The First 60 Seconds: Where Marketing Spend Is Won or Lost

Every marketing dollar has a single objective: make the phone ring.

Paid search, social promotion, signage, referrals, reputation management, all converge on one moment: an inbound call from a prospective client.

That first minute is the most expensive minute in your operating cycle. It represents accumulated acquisition cost.

When that call routes to voicemail, the acquisition investment collapses.

Voicemail as a Conversion Failure

For a first-time caller, voicemail does not communicate professionalism. It communicates friction.

In high-competition service markets, friction equals abandonment. Most callers do not leave detailed messages. They move to the next provider.

The marketing engine performed. The intake system did not.

Conversion Begins at Answer

An inbound call is not an interruption. It is a live lead requiring immediate capture.

Structured intake converts intent into booked revenue within the first interaction.

  • Identity resolution: Caller information is captured accurately and entered cleanly into the record.
  • Immediate action: Appointments are secured in real time when appropriate.
  • Deterministic fallback: If booking is outside defined boundaries, a structured message is captured without ambiguity.

The objective is elimination of callback friction. One interaction. One confirmed outcome.

Redefining Marketing ROI

Most operators evaluate surface metrics: cost per click, cost per impression, cost per booking.

The relevant metric is cost per retained customer.

Conversion quality determines whether acquisition spend compounds or evaporates.

  • Lead quality analysis: Which first visits convert into repeat clients.
  • Channel performance: Which campaigns attract durable demand versus discount-driven churn.
  • True acquisition cost: Revenue measured across lifecycle, not single transactions.

The Arithmetic of Leakage

If 20 percent of inbound calls go unanswered, then 20 percent of paid demand evaporates.
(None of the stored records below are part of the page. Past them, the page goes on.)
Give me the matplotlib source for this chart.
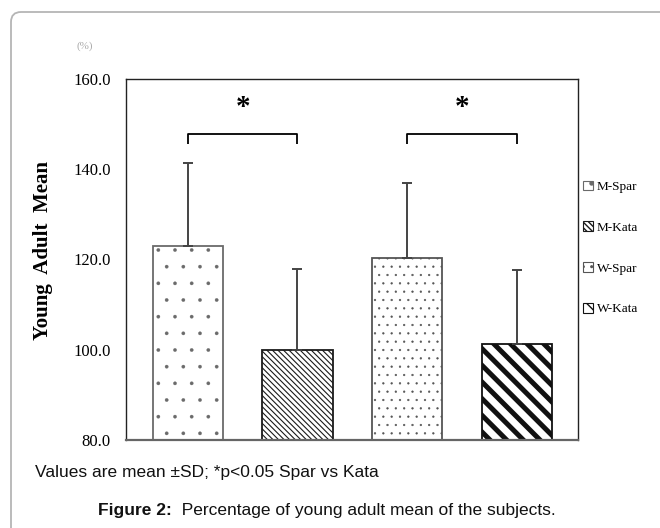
import matplotlib
matplotlib.use("Agg")
import matplotlib.pyplot as plt
from matplotlib.patches import FancyBboxPatch, Patch

# ---------------------------------------------------------------------------
# Data
# ---------------------------------------------------------------------------
groups = ["M-Spar", "M-Kata", "W-Spar", "W-Kata"]
means = [123.0, 100.0, 120.3, 101.2]
sds = [18.4, 18.0, 16.6, 16.4]
hatches = [".", "\\\\\\\\\\\\", "..", "\\\\"]
edge_colors = ["#6a6a6a", "#1a1a1a", "#555555", "#111111"]
hatch_widths = [0.2, 0.8, 0.4, 3.6]
sig_pairs = [(0, 1), (2, 3)]
sig_labels = ["*", "*"]
yticks = [80, 100, 120, 140, 160]
ytick_labels = ["80.0", "100.0", "120.0", "140.0", "160.0"]

SERIF = ["Liberation Serif", "DejaVu Serif"]
SANS = ["Liberation Sans", "DejaVu Sans"]

fig = plt.figure(figsize=(6.6, 5.28), dpi=100)

# background frame (pixel coordinates)
bg = fig.add_axes([0, 0, 1, 1], zorder=-1)
bg.set_xlim(0, 660)
bg.set_ylim(528, 0)
bg.axis("off")
bg.add_patch(FancyBboxPatch((11, 12), 700, 600,
                            boxstyle="round,pad=0,rounding_size=10",
                            facecolor="white", edgecolor="#b5b5b5", lw=1.3))

ax = fig.add_axes([0.1909, 0.1667, 0.6848, 0.6837])
x = list(range(len(groups)))

bars = ax.bar(x, [m - 80 for m in means], bottom=80, width=0.64,
              color="white", edgecolor=edge_colors, linewidth=1.3, zorder=2)
for b, h, hw in zip(bars, hatches, hatch_widths):
    b.set_hatch(h)
    if hasattr(b, "set_hatch_linewidth"):
        b.set_hatch_linewidth(hw)

ax.errorbar(x, means, yerr=[[0] * len(sds), sds], fmt="none",
            ecolor="#444444", elinewidth=1.4, capsize=3.5, capthick=1.4,
            zorder=3)

# significance brackets
for (i, j), lab in zip(sig_pairs, sig_labels):
    top = 147.7
    ax.plot([i, i, j, j], [145.6, top, top, 145.6], color="black",
            lw=1.3, solid_capstyle="butt", zorder=3)
    ax.text((i + j) / 2, 153.6, lab, ha="center", va="center",
            fontsize=21, fontweight="bold", family=SERIF)

ax.set_xlim(-0.565, 3.56)
ax.set_ylim(80, 160)
ax.set_xticks([])
ax.set_yticks(yticks)
ax.set_yticklabels(ytick_labels, family=SERIF, fontsize=12)
ax.tick_params(axis="y", length=0, pad=11)
for side, sp in ax.spines.items():
    sp.set_color("#222222")
    sp.set_linewidth(1.0)
ax.spines["bottom"].set_color("#666666")
ax.spines["bottom"].set_linewidth(1.6)

ax.set_ylabel("Young  Adult  Mean", family=SERIF, fontsize=15,
              fontweight="bold")
ax.yaxis.set_label_coords(-0.162, 0.524)

handles = [Patch(facecolor="white", edgecolor=ec, hatch=h, lw=0.8)
           for h, ec in zip(hatches, edge_colors)]
fig.legend(handles, groups, loc="upper left",
           bbox_to_anchor=(0.875, 0.668), frameon=False,
           prop={"family": SERIF, "size": 9.5}, handlelength=0.75,
           handleheight=0.75, handletextpad=0.3, labelspacing=2.15,
           borderaxespad=0)

# small unit mark above the axis
bg.text(85, 46, "(%)", ha="center", va="center", fontsize=8,
        color="#aaaaaa", family=SERIF)

# captions
bg.text(35, 472, "Values are mean \u00b1SD; *p<0.05 Spar vs Kata",
        ha="left", va="center", fontsize=12.5, family=SANS, color="#111111")
t1 = bg.text(98, 510, "Figure 2:", ha="left", va="center", fontsize=12.5,
             family=SANS, fontweight="bold", color="#111111")
bg.annotate("  Percentage of young adult mean of the subjects.",
            xycoords=t1, xy=(1, 0.5), va="center", ha="left",
            fontsize=12.5, family=SANS, color="#111111")

fig.savefig("out.png", dpi=100)
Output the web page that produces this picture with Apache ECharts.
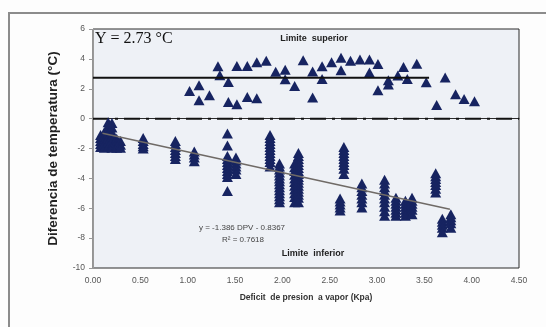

The capital outlay remains. The conversion does not.

Increasing advertising budget under these conditions amplifies loss rather than growth.

Stabilize Intake Before Increasing Traffic

Ensuring that every qualified inbound call receives an immediate, structured response increases the yield of existing marketing spend.

Revenue growth does not always require more traffic. It requires stronger capture.

The first 60 seconds determine whether acquisition cost converts into retained value or disappears into a competitor’s calendar.